- Born: May 13, 1976 (age 50) Gembu (Mambila Plateau), Adamawa, Nigeria
- Education: Yelwa Government Secondary School, Yola.
- Alma mater: Kaduna Polytechnic
- Occupations: Politician, business tycoon
- Spouse: Hajiya Amina Musa Halilu

= Musa Halilu Ahmed =

Nigerian businessman

Musa Halilu-Ahmed OFR, also known as Dujima or Musa Yola (born May 13, 1976), is a Nigerian businessman and politician. He is the Dujuma of Adamawa State, a highly revered traditional title that dates back to the old Borno Empire during the 18th century in Nigeria. He is the Chairman of TILT Group, a multinational conglomerate headquartered in Nigeria with diversified investments spanning key business sectors of the African economy, including energy, construction, engineering, agriculture, and technology.

==Early life and education==
Musa was born in the ancient city of Gembu (Mambila Plateau) located in former Gongola State (later divided into Adamawa and Taraba states) to Alhaji Halilu Ahmadu Chiroma and Mama Hauwa Halilu. As a child born into a devout Muslim family, Musa started his early Qur’anic education at the age of four and was later enrolled at Musdafa primary school in Yola between 1983 and 1988.

After completing his primary school education, he proceeded to Yelwa Government Secondary School in Yola for his secondary school education, which he completed in 1994. Shortly afterwards, he gained admission into Kaduna Polytechnic where he studied for an Ordinary National Diploma (OND) degree in Management Studies between 1999 and 2001.

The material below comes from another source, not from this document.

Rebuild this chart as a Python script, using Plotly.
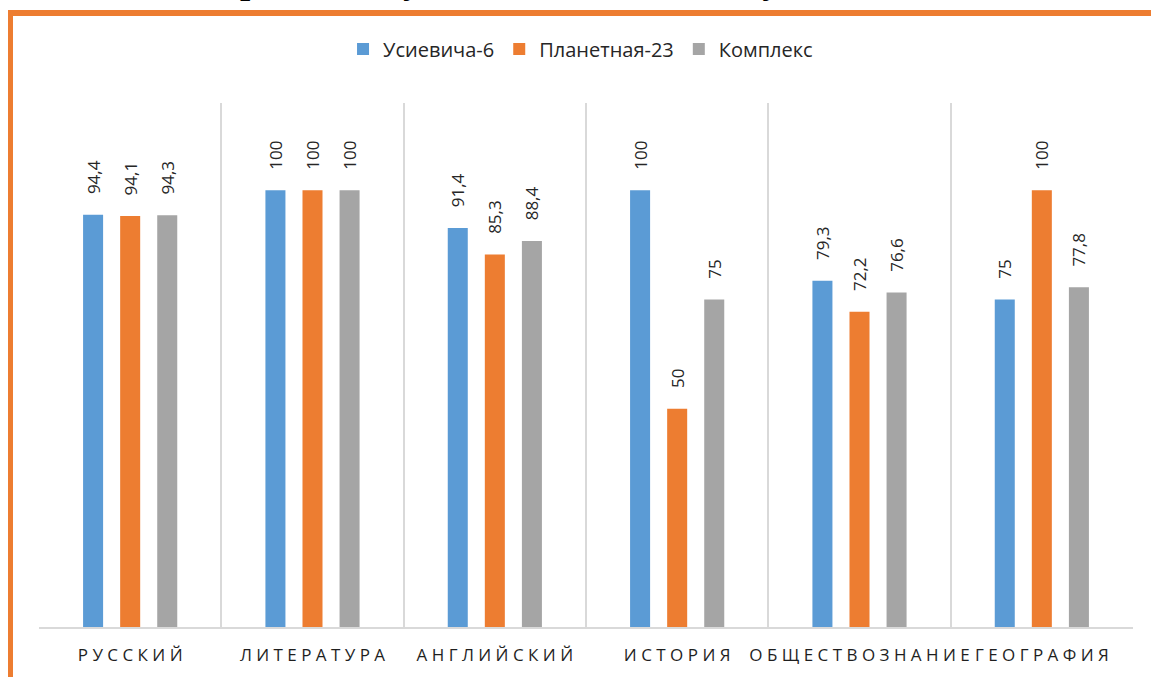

In 2005, he successfully completed his Higher National Diploma (HND) program from Kaduna Polytechnic the same institution he received his OND. In accordance with the mandatory one-year National Youth Service Corps (NYSC) scheme for all Nigerian graduates, Musa participated in the NYSC in 2006. Striving to get the best out of the NYSC year, Musa studied for a Diploma in Information Communication Technology at the National Institute of Technology.

== Career ==
Presently, Musa holds the position of Chairman at TILT Group and occupies board seats in multiple companies spanning diverse industries. His involvement encompasses Construction, Real Estate, Energy, Agriculture, Technology, Supply Chain Management, and Venture Capital.

== Politics ==
Musa has played roles and served in various capacities in different key political parties in Nigeria over the course of the last two decades. He has been involved in various stages of the evolution, growth and survival of several notable political parties they include: The All Nigerians Peoples Party (ANPP), Congress for Progressive Change (CPC), and the All Progressives Congress (APC).

He played an active role in the build-up towards the 2015 Presidential election in Nigeria. Musa was involved in different strategic areas where he contested for the post of National Delegate and emerged successful, a convention that saw the historic rise of President Muhammadu Buhari as the then Presidential candidate of the APC. In spite of contributing immensely to the triumph of the ruling political party APC at the 2015 Presidential election, Musa took a back seat in the political space and went back to his flourishing business realm in the private sector.

In May 2018, Musa served as the chairman of the All Progressives Congress Ward Congress Committee for Oyo State. He led a seven-man committee sent from the capital city Abuja to midwife the congress held across the 351 wards in Oyo State

==Honours==
On March 31, 2018 Musa Halilu-Ahmed was officially conferred and turbaned as the Dujima of Adamawa state by the Lamido of Adamawa, His Royal Highness Muhammadu Barkindo Aliyu Musdafa. The traditional title is bequeathed to philanthropists who have demonstrated exceptional leadership in civic and charitable responsibility.